A sub-genre of science fiction depicting post-apocalyptic societies characterized by oppression, misery, squalor, disease, and / or overcrowding and often highlighting concerns about current societal trends. An imaginary place where everything is as bad as it can be.

When I told a friend that I write Dystopia, I got a blank stare. “What’s that?”

I gave her the above definition.

She said, “Why would anyone want to read that?”

I had to think about it. Why do I read Dystopia? How is it different from science fiction?
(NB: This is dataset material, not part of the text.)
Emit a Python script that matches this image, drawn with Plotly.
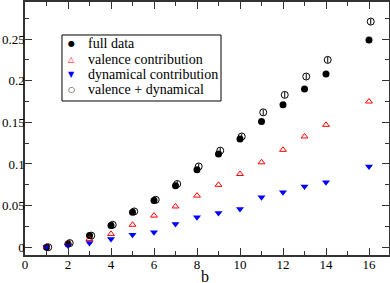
import plotly.graph_objects as go

b = [1, 2, 3, 4, 5, 6, 7, 8, 9, 10, 11, 12, 13, 14, 16]
full_data = [0.000, 0.004, 0.014, 0.026, 0.042, 0.056, 0.074, 0.093, 0.112, 0.130, 0.151, 0.171, 0.190, 0.208, 0.249]
valence = [0.001, 0.005, 0.010, 0.016, 0.027, 0.038, 0.049, 0.062, 0.075, 0.088, 0.102, 0.117, 0.133, 0.147, 0.175]
dynamical = [0.000, 0.002, 0.005, 0.010, 0.015, 0.018, 0.028, 0.036, 0.041, 0.046, 0.060, 0.066, 0.073, 0.078, 0.097]
val_plus_dyn = [0.000, 0.005, 0.014, 0.027, 0.043, 0.057, 0.076, 0.097, 0.116, 0.133, 0.162, 0.183, 0.205, 0.225, 0.271]
val_plus_dyn_err = 0.0035
b_shift = [v + 0.08 for v in b]

series_names = ["full data", "valence contribution", "dynamical contribution", "valence + dynamical"]
legend_glyphs = ["\u25CF", "\u25B3", "\u25BC", "\u25CB"]
legend_colors = ["black", "red", "blue", "black"]

y_tickvals = [0, 0.05, 0.1, 0.15, 0.2, 0.25]
y_ticktext = ["0", "0.05", "0.1", "0.15", "0.2", "0.25"]

FONT = "Liberation Serif, DejaVu Serif, Times New Roman, serif"

fig = go.Figure()
fig.add_trace(go.Scatter(x=b, y=full_data, mode="markers", name=series_names[0],
                         marker=dict(symbol="circle", size=7, color="black")))
fig.add_trace(go.Scatter(x=b, y=valence, mode="markers", name=series_names[1],
                         marker=dict(symbol="triangle-up-open", size=6, color="red", line=dict(width=1))))
fig.add_trace(go.Scatter(x=b, y=dynamical, mode="markers", name=series_names[2],
                         marker=dict(symbol="triangle-down", size=7, color="blue")))
fig.add_trace(go.Scatter(x=b_shift, y=val_plus_dyn, mode="markers", name=series_names[3],
                         error_y=dict(type="constant", value=val_plus_dyn_err, width=0,
                                      thickness=1, color="black"),
                         marker=dict(symbol="circle-open", size=7, color="black", line=dict(width=1))))

axis_common = dict(showgrid=False, zeroline=False, showline=True, linecolor="#333", linewidth=1.5,
                   mirror="ticks", ticks="inside", ticklen=7, tickcolor="#333", tickwidth=1,
                   automargin=False,
                   tickfont=dict(family=FONT, size=13, color="black"))

fig.update_xaxes(range=[0, 16.93], tick0=0, dtick=2, ticklabelstandoff=-3,
                 minor=dict(dtick=1, ticks="inside", ticklen=4, tickcolor="#333"),
                 **axis_common)
fig.update_yaxes(range=[-0.0093, 0.2945], ticklabelstandoff=-4,
                 tickvals=y_tickvals, ticktext=y_ticktext,
                 minor=dict(dtick=0.025, ticks="inside", ticklen=4, tickcolor="#333"),
                 **axis_common)

fig.add_annotation(text="b", xref="paper", yref="paper", x=0.495, y=-0.083,
                   xanchor="center", yanchor="middle", showarrow=False, height=16,
                   valign="middle",
                   font=dict(family=FONT, size=16, color="black"))

# legend box (custom, to match compact spacing)
fig.add_shape(type="rect", xref="paper", yref="paper",
              x0=0.1016, x1=0.5385, y0=0.6087, y1=0.8696,
              line=dict(color="black", width=1), fillcolor="white", layer="above")
item_y = [0.834, 0.7747, 0.7154, 0.656]
for name, glyph, col, yy in zip(series_names, legend_glyphs, legend_colors, item_y):
    fig.add_annotation(text=glyph, xref="paper", yref="paper", x=0.1264, y=yy,
                       xanchor="center", yanchor="middle", showarrow=False,
                       font=dict(family="DejaVu Sans", size=8, color=col))
    fig.add_annotation(text=name, xref="paper", yref="paper", x=0.1676, y=yy,
                       xanchor="left", yanchor="middle", showarrow=False,
                       font=dict(family=FONT, size=14, color="black"))

fig.update_layout(
    width=390, height=283,
    margin=dict(l=25, r=1, t=2, b=28),
    plot_bgcolor="white", paper_bgcolor="white",
    font=dict(family=FONT, size=13, color="black"),
    showlegend=False,
)

fig.write_html("out.html", config={"displayModeBar": False},
               post_script="document.body.style.margin='0';document.body.style.padding='0';")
Hard science fiction can tend to focus on describing how things work, while Dystopia is more about society. Don’t get me wrong – I love to take scientific theories and expand them, creating a future full of “what ifs;” eternal life, photosynthetic skin, solar powered cars. But even more, I love creating new cultures, new landscape, even new species within that landscape.
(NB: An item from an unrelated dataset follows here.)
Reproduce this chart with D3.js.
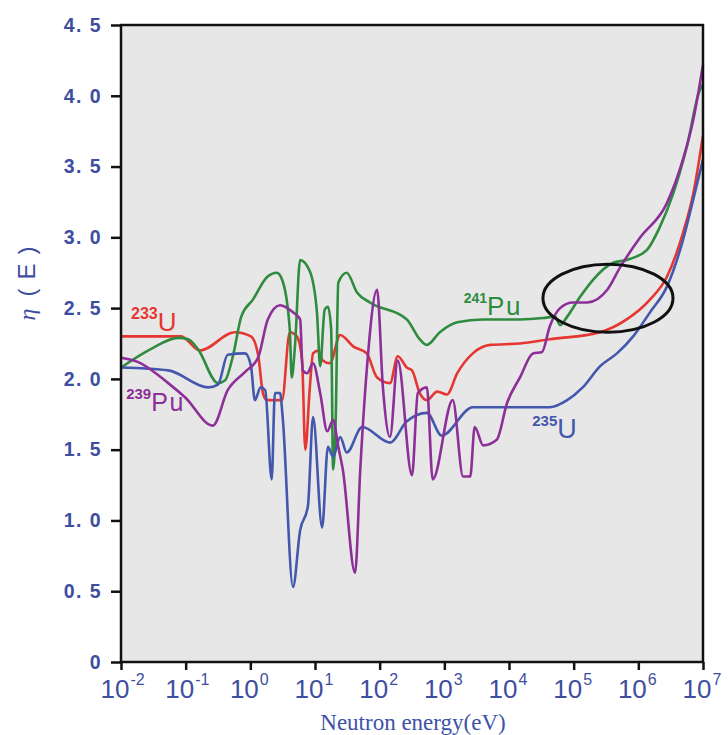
<!DOCTYPE html>
<html>
<head>
<meta charset="utf-8">
<script src="https://cdn.jsdelivr.net/npm/d3@7/dist/d3.min.js"></script>
<style>
  html, body { margin: 0; padding: 0; background: #ffffff; }
  svg { display: block; }
</style>
</head>
<body>
<svg id="chart" width="728" height="735"></svg>
<script>
// η(E): neutrons produced per neutron absorbed, versus incident neutron energy.
// Energies are stored as log10(E / eV).

const u233LogE = [-2.00,-1.07,-0.78,-0.24,0.01,0.12,0.20,0.26,0.49,0.61,0.72,0.80,0.85,0.92,0.97,1.05,1.12,1.23,1.39,1.59,1.80,1.96,2.16,2.28,2.42,2.50,2.62,2.73,2.89,3.04,3.20,3.44,3.71,4.17,4.63,5.41,5.82,6.18,6.44,6.69,6.85,7.00];
const u233Eta  = [2.30,2.30,2.20,2.33,2.30,2.17,1.89,1.85,1.85,2.33,2.30,2.13,1.50,1.94,2.18,2.20,2.13,2.11,2.31,2.23,2.18,2.01,1.97,2.16,2.08,2.06,1.90,1.85,1.91,1.89,2.04,2.18,2.24,2.25,2.28,2.33,2.42,2.56,2.72,3.03,3.31,3.72];

const u235LogE = [-2.00,-1.27,-0.65,-0.50,-0.35,-0.08,0.01,0.07,0.16,0.23,0.33,0.38,0.46,0.50,0.66,0.77,0.89,0.97,1.11,1.20,1.28,1.39,1.49,1.73,2.16,2.42,2.73,2.96,3.44,4.63,4.90,5.14,5.41,5.67,5.92,6.18,6.44,6.69,6.85,7.00];
const u235Eta  = [2.08,2.06,1.94,1.96,2.17,2.18,2.09,1.85,1.94,1.92,1.29,1.90,1.90,1.73,0.53,0.93,1.10,1.73,0.95,1.52,1.45,1.59,1.48,1.66,1.55,1.70,1.76,1.60,1.80,1.80,1.85,1.94,2.09,2.18,2.30,2.47,2.65,2.98,3.27,3.55];

const pu239LogE = [-2.00,-1.74,-1.27,-1.01,-0.58,-0.35,-0.08,0.12,0.27,0.46,0.66,0.77,0.81,0.88,0.97,1.08,1.19,1.28,1.36,1.43,1.62,1.70,1.80,1.96,2.05,2.16,2.28,2.50,2.59,2.73,2.82,3.13,3.29,3.40,3.47,3.60,3.81,3.97,4.17,4.37,4.51,4.63,4.79,4.99,5.21,5.52,5.72,6.03,6.44,6.69,6.85,7.00];
const pu239Eta  = [2.15,2.12,1.97,1.87,1.67,1.92,2.05,2.15,2.42,2.52,2.47,2.42,2.06,2.04,2.11,1.90,1.63,1.71,1.52,1.36,0.63,1.36,2.06,2.63,1.94,1.59,2.13,1.32,1.90,1.94,1.29,1.85,1.31,1.31,1.66,1.53,1.57,1.83,2.01,2.18,2.19,2.37,2.50,2.54,2.54,2.63,2.79,3.00,3.24,3.55,3.83,4.22];

const pu241LogE = [-2.00,-1.54,-1.12,-0.96,-0.81,-0.50,-0.39,-0.27,-0.14,0.04,0.26,0.41,0.50,0.61,0.64,0.69,0.77,0.92,1.03,1.08,1.15,1.20,1.25,1.28,1.32,1.36,1.49,1.65,1.85,2.42,2.62,2.73,2.93,3.20,3.60,4.17,4.53,4.71,4.79,4.90,5.10,5.30,5.61,5.82,6.13,6.33,6.54,6.75,6.95,7.00];
const pu241Eta  = [2.08,2.21,2.29,2.28,2.21,1.97,1.99,2.16,2.44,2.56,2.72,2.75,2.69,2.35,2.01,2.23,2.84,2.76,2.47,2.09,2.49,2.51,2.35,1.36,1.71,2.68,2.75,2.61,2.54,2.42,2.28,2.24,2.33,2.40,2.42,2.42,2.43,2.44,2.38,2.44,2.58,2.70,2.82,2.84,2.91,3.07,3.31,3.64,4.04,4.08];

const xTickExponents = [-2,-1,0,1,2,3,4,5,6,7];
const yTickValues = [0,0.5,1.0,1.5,2.0,2.5,3.0,3.5,4.0,4.5];

const series = [
  { name: "233", element: "U",  logE: u233LogE,  eta: u233Eta,  color: "#e63632",
    label: { logE: -1.845, eta: 2.34, supSize: 16, mainSize: 26 } },
  { name: "235", element: "U",  logE: u235LogE,  eta: u235Eta,  color: "#4357ad",
    label: { logE: 4.36, eta: 1.58, supSize: 15, mainSize: 27 } },
  { name: "239", element: "Pu", logE: pu239LogE, eta: pu239Eta, color: "#8c2f98",
    label: { logE: -1.92, eta: 1.77, supSize: 15, mainSize: 25 } },
  { name: "241", element: "Pu", logE: pu241LogE, eta: pu241Eta, color: "#2f8c3f",
    label: { logE: 3.30, eta: 2.45, supSize: 14, mainSize: 26 } }
];

// Highlighted region in the fast-neutron range
const highlight = { logE0: 4.525, logE1: 6.536, eta0: 2.33, eta1: 2.81 };

const svg = d3.select("#chart");
const margin = { left: 121, right: 25, top: 25, bottom: 73 };
const W = 728, H = 735;

const x = d3.scaleLog().domain([1e-2, 1e7]).range([margin.left, W - margin.right]);
const y = d3.scaleLinear().domain([0, 4.5]).range([H - margin.bottom, margin.top]);

const axisBlue = "#3e4e9f";

// plot background
svg.append("rect")
  .attr("x", x.range()[0]).attr("y", y.range()[1])
  .attr("width", x.range()[1] - x.range()[0])
  .attr("height", y.range()[0] - y.range()[1])
  .attr("fill", "#e7e7e7");

// curves
const line = d3.line()
  .x(d => x(Math.pow(10, d[0])))
  .y(d => y(d[1]))
  .curve(d3.curveMonotoneX);

const plot = svg.append("g");
const drawOrder = [0, 3, 1, 2];
drawOrder.forEach(i => {
  const s = series[i];
  const pts = s.logE.map((v, k) => [v, s.eta[k]]);
  plot.append("path")
    .datum(pts)
    .attr("d", line)
    .attr("fill", "none")
    .attr("stroke", s.color)
    .attr("stroke-width", 2.6)
    .attr("stroke-linejoin", "round");
});

// isotope labels
series.forEach(s => {
  const t = svg.append("text")
    .attr("x", x(Math.pow(10, s.label.logE)))
    .attr("y", y(s.label.eta))
    .attr("fill", s.color)
    .attr("font-family", "Liberation Sans, Arial, sans-serif");
  t.append("tspan")
    .attr("font-size", s.label.supSize)
    .attr("font-weight", "bold")
    .attr("dy", -12)
    .text(s.name);
  t.append("tspan")
    .attr("font-size", s.label.mainSize)
    .attr("dy", 12)
    .attr("letter-spacing", s.element === "Pu" ? 1.5 : 0)
    .text(s.element);
});

// highlight ellipse
const ex0 = x(Math.pow(10, highlight.logE0)), ex1 = x(Math.pow(10, highlight.logE1));
const ey0 = y(highlight.eta1), ey1 = y(highlight.eta0);
svg.append("ellipse")
  .attr("cx", (ex0 + ex1) / 2).attr("cy", (ey0 + ey1) / 2)
  .attr("rx", (ex1 - ex0) / 2).attr("ry", (ey1 - ey0) / 2)
  .attr("fill", "none").attr("stroke", "#111").attr("stroke-width", 3);

// frame
svg.append("rect")
  .attr("x", x.range()[0]).attr("y", y.range()[1])
  .attr("width", x.range()[1] - x.range()[0])
  .attr("height", y.range()[0] - y.range()[1])
  .attr("fill", "none").attr("stroke", "#111").attr("stroke-width", 2.5);

// y axis
const yAxis = svg.append("g")
  .attr("transform", `translate(${x.range()[0]},0)`)
  .call(d3.axisLeft(y).tickValues(yTickValues).tickSize(10).tickPadding(9)
    .tickFormat(d => d === 0 ? "0" : d.toFixed(1).replace(".", ". ")));
yAxis.select(".domain").remove();
yAxis.selectAll(".tick line").attr("stroke", "#111").attr("stroke-width", 2.5);
yAxis.selectAll(".tick text")
  .attr("fill", axisBlue)
  .attr("font-family", "Liberation Sans, Arial, sans-serif")
  .attr("font-weight", "bold")
  .attr("font-size", 19.5)
  .attr("letter-spacing", 1.4)
  .style("white-space", "pre");

// x axis
const xAxis = svg.append("g")
  .attr("transform", `translate(0,${y.range()[0]})`)
  .call(d3.axisBottom(x).tickValues(xTickExponents.map(e => Math.pow(10, e))).tickSize(8).tickFormat(""));
xAxis.select(".domain").remove();
xAxis.selectAll(".tick line").attr("stroke", "#111").attr("stroke-width", 2.5);
xAxis.selectAll(".tick").each(function(d, i) {
  const g = d3.select(this);
  g.append("text")
    .attr("x", 8).attr("y", 36)
    .attr("text-anchor", "end")
    .attr("fill", axisBlue)
    .attr("font-family", "Liberation Sans Narrow, Arial Narrow, sans-serif")
    .attr("font-size", 26)
    .text("10");
  g.append("text")
    .attr("x", 9).attr("y", 23)
    .attr("text-anchor", "start")
    .attr("fill", axisBlue)
    .attr("font-family", "Liberation Sans Narrow, Arial Narrow, sans-serif")
    .attr("font-size", 16)
    .text(String(xTickExponents[i]));
});

// axis titles
svg.append("text")
  .attr("x", (x.range()[0] + x.range()[1]) / 2 + 1)
  .attr("y", 730)
  .attr("text-anchor", "middle")
  .attr("fill", "#3c52a8")
  .attr("font-family", "Liberation Serif, Times New Roman, serif")
  .attr("font-size", 23)
  .text("Neutron energy(eV)");

const yTitle = svg.append("text")
  .attr("transform", "translate(35,279) rotate(-90)")
  .attr("text-anchor", "middle")
  .attr("fill", axisBlue)
  .attr("font-size", 24);
yTitle.append("tspan")
  .attr("font-family", "Liberation Serif, serif")
  .attr("font-style", "italic")
  .text("η");
yTitle.append("tspan")
  .attr("font-family", "Liberation Sans, Arial, sans-serif")
  .attr("dx", 12)
  .attr("letter-spacing", 9)
  .text("(E)");
</script>
</body>
</html>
Still, that’s not what drives me to write Dystopia. What is society without people?

Dystopic characters start out as ordinary people, oppressed by the world they live in. People like you and me facing enormous odds. Then they find an inner strength they didn’t know they had.
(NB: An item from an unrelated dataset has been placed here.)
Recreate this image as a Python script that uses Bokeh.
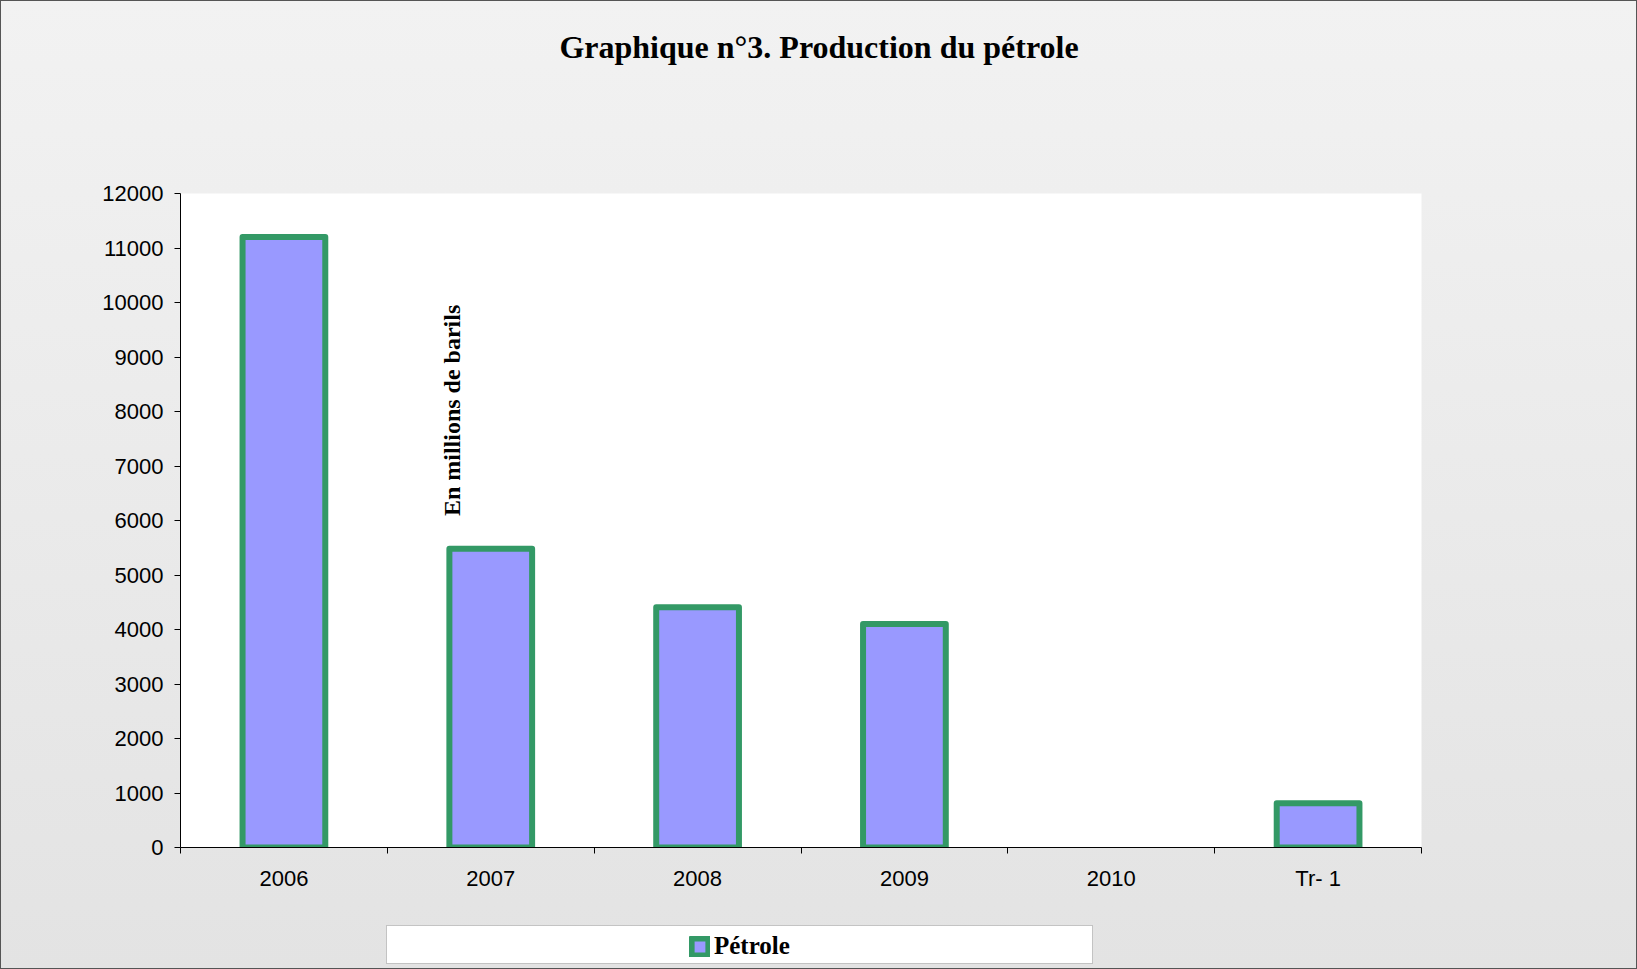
import math
import numpy as np
from bokeh.plotting import figure
from bokeh.layouts import column
from bokeh.models import (Range1d, FixedTicker, Label, Legend, LegendItem,
                          BoxAnnotation, ColumnDataSource)
from bokeh.embed import file_html
from bokeh.resources import INLINE

# ---- data ----
categories = ["2006", "2007", "2008", "2009", "2010", "Tr- 1"]
production = [11200, 5480, 4410, 4100, float("nan"), 810]
y_ticks = [0, 1000, 2000, 3000, 4000, 5000, 6000, 7000, 8000, 9000, 10000, 11000, 12000]

title_text = "Graphique n°3. Production du pétrole"
unit_text = "En millions de barils"
series_name = "Pétrole"

FILL = "#9999ff"
EDGE = "#339966"
W = 1637
LEFT, RIGHT = 180, 216          # borders shared by all strips (frames align)
FX0, FX1 = LEFT, W - RIGHT      # frame x extent in page pixels


def bare(fig):
    fig.border_fill_alpha = 0
    fig.outline_line_color = None
    for g in fig.grid:
        g.visible = False


# ---- title strip (page-pixel coordinates, y downwards) ----
TH = 150
title_fig = figure(width=W, height=TH, output_backend="svg", toolbar_location=None,
                   x_range=Range1d(FX0, FX1), y_range=Range1d(TH, 0),
                   x_axis_location=None, y_axis_location=None, title=None,
                   min_border_left=LEFT, min_border_right=RIGHT,
                   min_border_top=0, min_border_bottom=0)
bare(title_fig)
title_fig.background_fill_alpha = 0
title_fig.add_layout(Label(x=818.5, y=46, text=title_text,
                           text_align="center", text_baseline="middle",
                           text_font="Liberation Serif", text_font_style="bold",
                           text_font_size="32px", text_color="black"))

# ---- main chart ----
MH = 755
p = figure(width=W, height=MH, output_backend="svg", toolbar_location=None,
           x_range=Range1d(0, len(categories)), y_range=Range1d(0, 12000),
           min_border_left=LEFT, min_border_right=RIGHT,
           min_border_top=43, min_border_bottom=58, title=None)
bare(p)
p.background_fill_color = "white"

centers = [i + 0.5 for i in range(len(categories))]
bounds = list(range(len(categories) + 1))
source = ColumnDataSource(dict(x=centers, top=np.array(production, dtype=float)))

bars = p.vbar(x="x", top="top", bottom=0, width=0.4, source=source,
              fill_color=FILL, line_color=EDGE, line_width=6, line_join="round")

yax = p.yaxis[0]
yax.ticker = FixedTicker(ticks=y_ticks)
yax.axis_line_color = "black"
yax.major_tick_line_color = "black"
yax.major_tick_out = 6
yax.major_tick_in = 0
yax.minor_tick_line_color = None
yax.major_label_standoff = 11
yax.major_label_text_font = "Liberation Sans"
yax.major_label_text_font_size = "22px"
yax.major_label_text_color = "black"

xax = p.xaxis[0]
xax.ticker = FixedTicker(ticks=centers, minor_ticks=bounds)
xax.major_label_overrides = {c: lab for c, lab in zip(centers, categories)}
xax.axis_line_color = "black"
xax.major_tick_line_color = None
xax.major_tick_out = 0
xax.major_tick_in = 0
xax.minor_tick_line_color = "black"
xax.minor_tick_out = 6
xax.minor_tick_in = 0
xax.major_label_standoff = 12
xax.major_label_text_font = "Liberation Sans"
xax.major_label_text_font_size = "22px"
xax.major_label_text_color = "black"

p.add_layout(Label(x=1.315, y=8020, text=unit_text, angle=math.pi / 2,
                   text_align="center", text_baseline="middle",
                   text_font="Liberation Serif", text_font_style="bold",
                   text_font_size="24px", text_color="black"))

# ---- legend strip (page-pixel coordinates, y downwards) ----
LY0 = TH + MH
LH = 969 - LY0
leg_fig = figure(width=W, height=LH, output_backend="svg", toolbar_location=None,
                 x_range=Range1d(FX0, FX1), y_range=Range1d(969, LY0),
                 x_axis_location=None, y_axis_location=None, title=None,
                 min_border_left=LEFT, min_border_right=RIGHT,
                 min_border_top=0, min_border_bottom=0)
bare(leg_fig)
leg_fig.background_fill_alpha = 0
leg_fig.add_layout(BoxAnnotation(left=386, right=1092, top=925, bottom=963,
                                 fill_color="white", fill_alpha=1,
                                 line_color="#5a5a5a", line_width=1))
# same series, hidden here: only feeds the legend swatch
swatch = leg_fig.vbar(x="x", top="top", bottom=0, width=0.4, source=source,
                      fill_color=FILL, line_color=EDGE, line_width=6,
                      line_join="round", visible=False)
legend = Legend(items=[LegendItem(label=series_name, renderers=[swatch])],
                location=(509, 9), orientation="horizontal",
                padding=0, margin=0, glyph_width=21, glyph_height=21,
                label_standoff=4, border_line_color=None,
                background_fill_alpha=0, inactive_fill_alpha=0,
                label_text_font="Liberation Serif", label_text_font_style="bold",
                label_text_font_size="25px", label_text_color="black")
leg_fig.add_layout(legend, "center")

page = column(title_fig, p, leg_fig, spacing=0,
              styles={"background": "linear-gradient(to bottom, #f2f2f2, #e3e3e3)",
                      "outline": "1px solid #555555", "outline-offset": "-1px"})

open("out.html", "w").write(file_html(page, INLINE))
And they use it to change the world.

So I have my answer.

“When things can’t get any worse, heroes are born.”

What’s the last book you read where the characters changed the entire world?

Cross posted on romancingthegenres.blogspot.com
© Tam Linsey, 2011. All rights reserved.

One thought on “dys·to·pi·a

  1. ArcaneRhino

    While I am not yet convinced that I like Dystopia as a genre (I prefer following politics to get my daily dose of depression), I do like dystopic elements in my fiction. Seeing the “gritty underside”, or the impact of unintended consequences, makes a story much more interesting to me.

    Maybe it is just prurient voyeurism into the dark underside of humanity.